Before going to China, Andrew and I vowed to insult as many Chinese women as possible. According to the Lonely Planet guide, there are "Sex Police" in Beijing who try to prevent foreigners from insulting Chinese women. As the guide explains, "'insult' seems to be a Chinese idiom meaning 'have sex with'". This leads me back to Stephanie. She was an attractive 26 year-old on her way to a foreign university to study. I was relentlessly and shamelessly hitting on her. As Andrew later put it, I was "pulling up on her like Charlie Sheen pulling up on Darryl Hanna in 'Wall Street.'" So Stephanie, Andrew, Stephanie's friend, and I went to J.J.'s, Beijing's hottest disco. Without going into details, it was getting pretty hot and heavy for both Andrew and me. Oddly though, once outside our dates refused to return to our hotel, saying "It is forbidden." Not even Andrew's legendary charm and perseverance could win them over.

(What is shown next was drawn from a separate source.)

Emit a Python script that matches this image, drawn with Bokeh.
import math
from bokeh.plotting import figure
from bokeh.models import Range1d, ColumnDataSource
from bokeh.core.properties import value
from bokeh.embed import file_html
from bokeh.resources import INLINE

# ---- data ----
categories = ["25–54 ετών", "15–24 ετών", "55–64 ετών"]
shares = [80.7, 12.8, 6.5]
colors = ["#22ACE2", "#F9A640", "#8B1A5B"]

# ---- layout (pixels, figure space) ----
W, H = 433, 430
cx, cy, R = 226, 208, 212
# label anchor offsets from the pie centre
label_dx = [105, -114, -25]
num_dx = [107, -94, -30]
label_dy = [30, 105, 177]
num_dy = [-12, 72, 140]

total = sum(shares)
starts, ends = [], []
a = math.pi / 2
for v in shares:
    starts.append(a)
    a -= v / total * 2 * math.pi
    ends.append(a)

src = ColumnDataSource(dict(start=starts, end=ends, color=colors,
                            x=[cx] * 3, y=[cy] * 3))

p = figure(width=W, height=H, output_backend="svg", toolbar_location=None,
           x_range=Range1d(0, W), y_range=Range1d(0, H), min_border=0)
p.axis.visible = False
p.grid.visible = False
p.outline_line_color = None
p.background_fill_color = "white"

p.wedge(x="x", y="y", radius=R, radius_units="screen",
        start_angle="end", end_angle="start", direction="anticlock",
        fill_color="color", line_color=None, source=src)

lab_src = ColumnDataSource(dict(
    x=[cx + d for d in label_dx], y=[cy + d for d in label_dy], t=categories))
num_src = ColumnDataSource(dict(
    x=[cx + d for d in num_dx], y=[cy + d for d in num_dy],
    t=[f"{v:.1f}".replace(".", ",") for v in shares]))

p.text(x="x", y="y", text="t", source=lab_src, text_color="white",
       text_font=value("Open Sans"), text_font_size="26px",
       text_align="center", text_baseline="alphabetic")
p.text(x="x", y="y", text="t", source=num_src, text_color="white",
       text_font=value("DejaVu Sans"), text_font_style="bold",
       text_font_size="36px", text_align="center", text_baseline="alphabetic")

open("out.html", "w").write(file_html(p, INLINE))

Our return to Seoul was a mini-epic in itself. A note to fellow travelers: ALWAYS confirm your flight, especially during travel season. We didn't and ended up trying to fly on standby for two days. Unless things have changed recently, Beijing airport has got to be the most god-awful place this side of a Thai prison to pass time. Eventually Andrew and I had to buy new tickets for 640$ US. Believe it or not, we considered this to be a stroke of luck since we were informed that the next available flight was TEN DAYS away. We missed two days of work and angered our coworkers, some of whom had to work ten hours a day to cover for us. I swear to god, if I ever hear a Chinese say "no seat" again, I'll strangle him. Of course Andy and I had backup plans. #1: Fly to Pyongyang, the capital of North Korea, and take a taxi. #2: Buy wheelchairs-that way we have our own seats. #3: Desperation Plan-Break into "Mao's" tomb, cut off his head so that the guards would be forced to kill us thus ensuring an honorable death. Death is certainly preferable to languishing in some Communist hellhole!